Blueprint for Resilience: Cities Go Green
Around the world, forward-thinking cities are already implementing this new strategic playbook. They are no longer just planting trees; they are engineering city-wide cooling and water management systems. Medellín, Colombia, successfully lowered its city-wide temperature by 2°C by creating interconnected “green corridors.” Singapore is aggressively pursuing a target to green 80% of its buildings by 2030, turning its dense urban core into a lush, vertical forest.
In the United States, cities like New York, Philadelphia, and Chicago are implementing formal “Green Streets” programs, replacing impermeable concrete with bioretention systems that manage stormwater where it falls. The concept of the “Sponge City,” pioneered in Asia, is gaining traction globally, redesigning urban hydrology to absorb and reuse rainwater rather than discard it. This is not a niche environmental trend; it is a burgeoning market. The global green infrastructure market, valued at over $14 billion in 2025, is projected to more than double to $33.5 billion by 2030, signaling a massive flow of capital toward these nature-based solutions.
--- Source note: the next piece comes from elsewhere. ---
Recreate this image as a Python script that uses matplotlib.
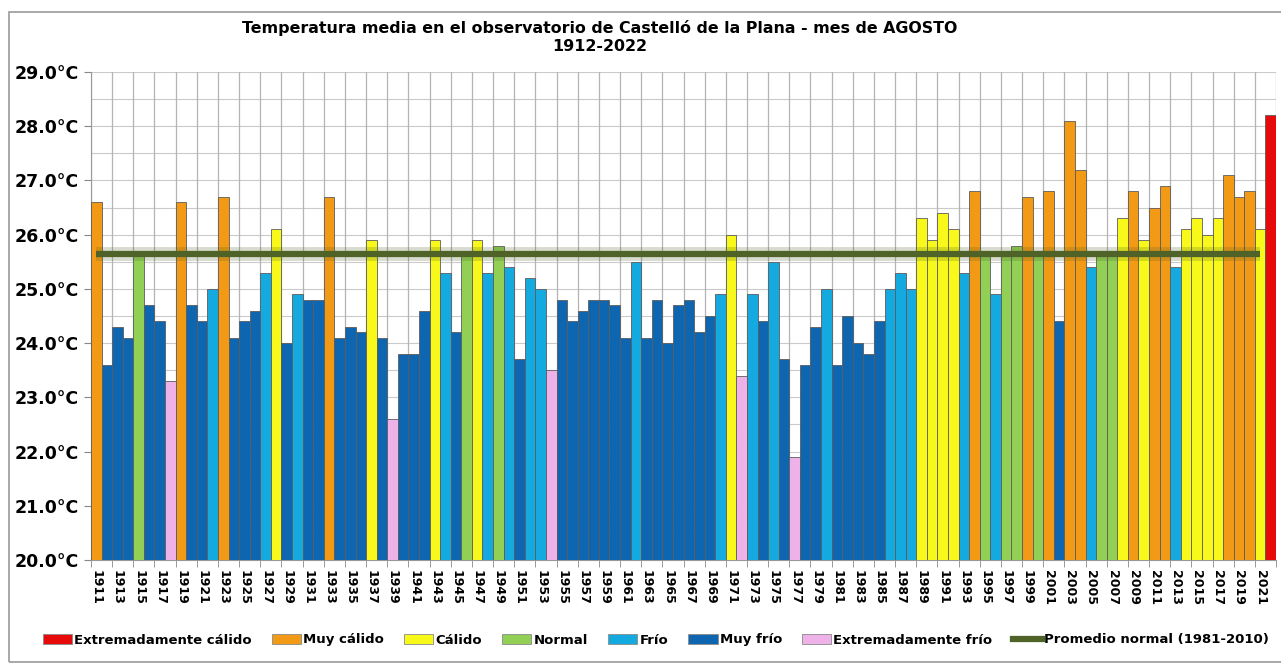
import matplotlib
matplotlib.use('Agg')
import matplotlib.pyplot as plt
from matplotlib.patches import Patch, Rectangle
from matplotlib.lines import Line2D
import numpy as np

# Years shown on the axis
years = list(range(1911, 2023))

# Mean August temperature (ºC)
temps = [
    26.6, 23.6, 24.3, 24.1, 25.6, 24.7, 24.4, 23.3, 26.6, 24.7,   # 1911-1920
    24.4, 25.0, 26.7, 24.1, 24.4, 24.6, 25.3, 26.1, 24.0, 24.9,   # 1921-1930
    24.8, 24.8, 26.7, 24.1, 24.3, 24.2, 25.9, 24.1, 22.6, 23.8,   # 1931-1940
    23.8, 24.6, 25.9, 25.3, 24.2, 25.6, 25.9, 25.3, 25.8, 25.4,   # 1941-1950
    23.7, 25.2, 25.0, 23.5, 24.8, 24.4, 24.6, 24.8, 24.8, 24.7,   # 1951-1960
    24.1, 25.5, 24.1, 24.8, 24.0, 24.7, 24.8, 24.2, 24.5, 24.9,   # 1961-1970
    26.0, 23.4, 24.9, 24.4, 25.5, 23.7, 21.9, 23.6, 24.3, 25.0,   # 1971-1980
    23.6, 24.5, 24.0, 23.8, 24.4, 25.0, 25.3, 25.0, 26.3, 25.9,   # 1981-1990
    26.4, 26.1, 25.3, 26.8, 25.6, 24.9, 25.7, 25.8, 26.7, 25.7,   # 1991-2000
    26.8, 24.4, 28.1, 27.2, 25.4, 25.7, 25.7, 26.3, 26.8, 25.9,   # 2001-2010
    26.5, 26.9, 25.4, 26.1, 26.3, 26.0, 26.3, 27.1, 26.7, 26.8,   # 2011-2020
    26.1, 28.2,                                                   # 2021-2022
]

# Category of each year: EC, MC, C, N, F, MF, EF
classes = [
    'MC', 'MF', 'MF', 'MF', 'N', 'MF', 'MF', 'EF', 'MC', 'MF',
    'MF', 'F', 'MC', 'MF', 'MF', 'MF', 'F', 'C', 'MF', 'F',
    'MF', 'MF', 'MC', 'MF', 'MF', 'MF', 'C', 'MF', 'EF', 'MF',
    'MF', 'MF', 'C', 'F', 'MF', 'N', 'C', 'F', 'N', 'F',
    'MF', 'F', 'F', 'EF', 'MF', 'MF', 'MF', 'MF', 'MF', 'MF',
    'MF', 'F', 'MF', 'MF', 'MF', 'MF', 'MF', 'MF', 'MF', 'F',
    'C', 'EF', 'F', 'MF', 'F', 'MF', 'EF', 'MF', 'MF', 'F',
    'MF', 'MF', 'MF', 'MF', 'MF', 'F', 'F', 'F', 'C', 'C',
    'C', 'C', 'F', 'MC', 'N', 'F', 'N', 'N', 'MC', 'N',
    'MC', 'MF', 'MC', 'MC', 'F', 'N', 'N', 'C', 'MC', 'C',
    'MC', 'MC', 'F', 'C', 'C', 'C', 'C', 'MC', 'MC', 'MC',
    'C', 'EC',
]

class_keys = ['EC', 'MC', 'C', 'N', 'F', 'MF', 'EF']
class_names = ['Extremadamente cálido', 'Muy cálido', 'Cálido', 'Normal',
               'Frío', 'Muy frío', 'Extremadamente frío']

# Normal 1981-2010 average
normal_mean = 25.64
normal_label = 'Promedio normal (1981-2010)'

title_text = 'Temperatura media en el observatorio de Castelló de la Plana - mes de AGOSTO\n1912-2022'

# colours
class_colors = {
    'EC': '#E60A0A',
    'MC': '#F29A16',
    'C': '#F8F81A',
    'N': '#92CF55',
    'F': '#14AADF',
    'MF': '#0F66B0',
    'EF': '#EEB2E8',
}
line_color = '#4F6228'


def main():
    fig = plt.figure(figsize=(12.81, 6.64), dpi=100)
    ax = fig.add_axes([91 / 1281, 1 - 560 / 664, 1185 / 1281, 488 / 664])

    # outer frame of the chart
    fig.patches.append(Rectangle((9 / 1281, 0.003), 1.0, 1 - 12 / 664 - 0.003,
                                 transform=fig.transFigure, fill=False,
                                 edgecolor='#9a9a9a', linewidth=1.2))

    x = np.array(years)
    bar_colors = [class_colors[c] for c in classes]
    ax.bar(x, np.array(temps) - 20.0, bottom=20.0, width=1.0,
           color=bar_colors, edgecolor='#5c5c5c', linewidth=0.6, zorder=3)

    # normal average line, with a soft shadow
    xl = x[:-1]
    yl = np.full(len(xl), normal_mean)
    ax.plot(xl, yl, color=line_color, linewidth=10, alpha=0.22, zorder=4,
            solid_capstyle='butt')
    ax.plot(xl, yl, color=line_color, linewidth=4.5, zorder=5,
            solid_capstyle='butt')

    ax.set_xlim(years[0] - 0.5, years[-1] + 0.5)
    ax.set_ylim(20, 29)

    # grid
    for yv in np.arange(20.5, 29.01, 0.5):
        ax.axhline(yv, color='#cacaca', linewidth=0.8, zorder=1)
    for xv in np.arange(years[0] - 0.5, years[-1] + 0.6, 2):
        ax.axvline(xv, color='#b4b4b4', linewidth=0.9, zorder=1)

    ax.set_yticks(np.arange(20, 29.1, 1))
    ax.set_yticklabels(['%.1f°C' % v for v in np.arange(20, 29.1, 1)],
                       fontsize=12.5, fontweight='bold')
    odd_years = years[::2]
    ax.set_xticks(odd_years)
    ax.set_xticklabels([str(y) for y in odd_years], rotation=-90,
                       fontsize=9, fontweight='bold')
    ax.set_xticks(np.arange(years[0] - 0.5, years[-1] + 0.6, 2), minor=True)
    ax.tick_params(axis='x', which='major', length=0, pad=7)
    ax.tick_params(axis='x', which='minor', length=5, color='#888888')
    ax.tick_params(axis='y', length=5, color='#888888', pad=4)

    for side in ['top', 'right']:
        ax.spines[side].set_visible(False)
    ax.spines['left'].set_color('#999999')
    ax.spines['bottom'].set_color('#999999')

    fig.text(600 / 1281, 1 - 37 / 664, title_text, ha='center', va='center',
             fontsize=11.4, fontweight='bold', linespacing=1.2)

    handles = [Patch(facecolor=class_colors[k], edgecolor='#8a8a8a', linewidth=0.6)
               for k in class_keys]
    handles.append(Line2D([0], [0], color=line_color, linewidth=4.5))
    labels = class_names + [normal_label]
    fig.legend(handles, labels, loc='center', bbox_to_anchor=(0.512, 1 - 640 / 664),
               ncol=8, frameon=False, prop={'weight': 'bold', 'size': 9.5},
               handlelength=2.2, handleheight=0.75, handletextpad=0.15,
               columnspacing=1.55)

    fig.savefig('out.png', dpi=100)


if __name__ == "__main__":
    main()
The Price of Growth: Overcoming Implementation Hurdles
Despite the clear benefits, the transition from gray to green infrastructure is not without its challenges. The primary obstacle is often financial. While green solutions are typically cheaper over their lifecycle, they can require significant upfront investment, a difficult proposition for cash-strapped municipalities. Securing funding for long-term maintenance, which is critical to the success of any living system, remains a persistent challenge.
Beyond capital, there are institutional and cultural barriers. A “conventional mindset” that favors familiar concrete-and-pipe solutions can create resistance within engineering and public works departments. Fragmented governance, where responsibility is split between parks, water, and planning departments, can stifle the kind of integrated, multidisciplinary collaboration that green projects require. Perhaps most critically, cities must confront the issue of equity. Historically, green amenities have often been concentrated in wealthier neighborhoods. As cities invest in green infrastructure, they must ensure these benefits are distributed equitably, avoiding the “green gentrification” that can displace the very residents who stand to gain the most from a healthier environment.